Antes y ahora, los triunfadores son arrogantes, a veces insufribles. Dejo al margen a empresarios, políticos o deportistas para hablar de un gremio más modesto en cuanto al éxito socioeconómico, pero singularmente vanidoso. La petulancia es pecado de intelectuales, ya sean los doctos humanistas del Renacimiento, las estrellas de los salones ilustrados o los viejos mandarines universitarios. El ser humano necesita reconocimiento, y algunos caen en el exceso cuando pretenden alcanzar honores y distinciones. Toda élite practica el espíritu de secta: incorpora a sus miembros por cooptación; otorga y retira prestigios; expulsa a los indeseables. En el ángulo opuesto, el resentimiento está muy extendido entre los perdedores. Lo explicaba Max Scheler en un libro que -me temo- resulta ya anticuado. Es una manera sencilla de socializar el propio fracaso. Sencilla, pero engañosa: el resentido nunca queda satisfecho. La ‘corrosión del carácter’, como la llama el hiperactivo Richard Sennet, tiene mucho que ver con el populismo contemporáneo, falsa respuesta al malestar ante un mundo que ya no se comprende. Los excluidos de la Globalización, aldeanos en tiempos cosmopolitas y víctimas del gap tecnológico, buscan refugio en valores contundentes: unos lo llaman “reacción” y otros “revolución”, pero se parecen más de lo que imaginan. No hay soluciones simples para problemas complejos.

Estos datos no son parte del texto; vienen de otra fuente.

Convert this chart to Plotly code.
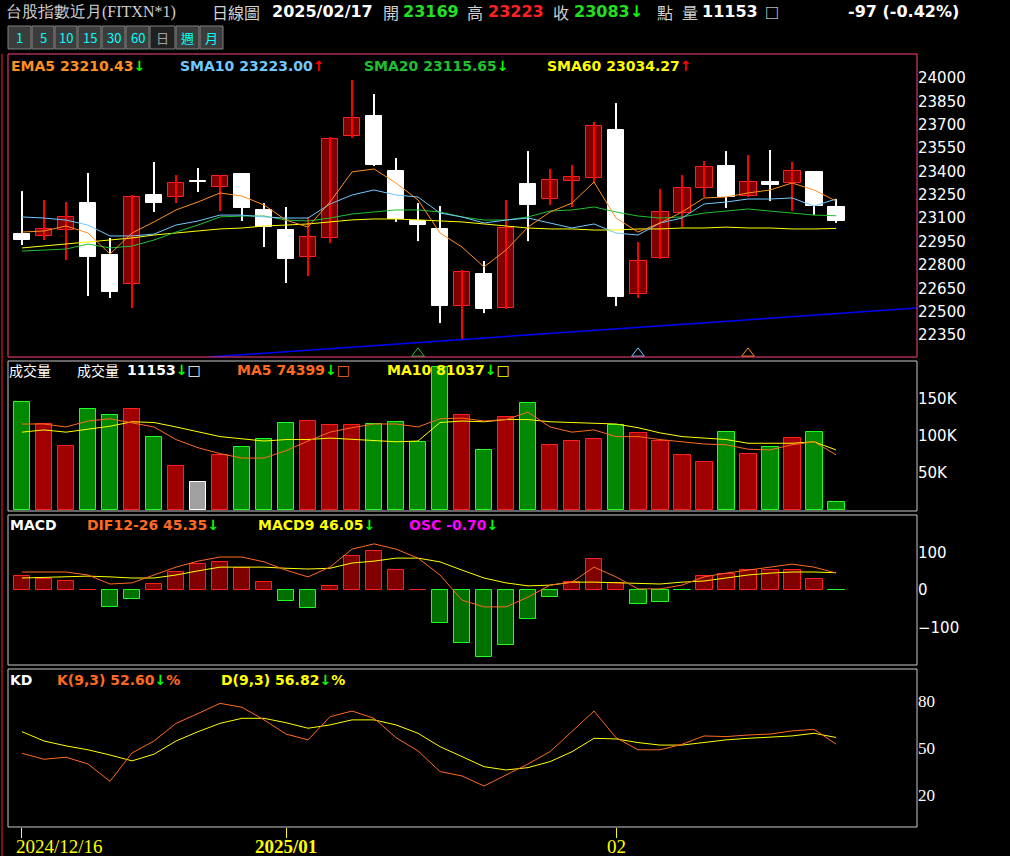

Existe sin embargo una salida honorable para el laberinto. Una sociedad sanamente constituida debe honrar a sus miembros más valiosos para honrarse a sí misma. A los mejores, insisto, no a los impostores. Todos los oficios son dignos, dignísimos, cuando se ejercen con el objeto de alcanzar la perfección adecuada a su especie. Hagamos la tarea con pulcritud y rigor. Por consideración a los demás, pero también a nosotros mismos. En algunos casos, reconocer el mérito ajeno es cuestión de vida o muerte. Algún ejemplo notorio: a nadie se le ocurre elegir por sorteo al piloto del buque en plena tempestad o al cirujano que tiene que operarte a corazón abierto. Pero más allá de los casos límite, todos, grandes, medianos o pequeños, somos acreedores de la máxima consideración si hacemos lo que sabemos de la mejor manera posible. En mi propio ámbito académico: los buenos alumnos son una alegría y un estímulo para el profesor, lo sé por larga experiencia; los buenos maestros son un modelo de vida y de sabiduría, y lo digo con gratitud y afecto hacia los míos. Un paso más: la selección de los dirigentes políticos es un factor determinante para el funcionamiento de la sociedad. Elegir a los mejores y exigir que rindan cuentas son mecanismos imprescindibles para el buen gobierno. Conviene una reflexión muy seria de la sociedad española sobre esta cuestión determinante.

Ni arrogantes ni resentidos: hay que reconocer el mérito de las personas decentes, esas gentes -decía el poeta- que “viven, laboran, pasan y sueñan...”. No es fácil interpretar este umbral de épocas que llamamos posmodernidad. Tampoco me parece un drama. Ya lo decía el personaje de Tolstoi, en ‘Guerra y Paz’: “Hay cosas en esta vida que no he entendido ni entiendo”. Poco después, falleció.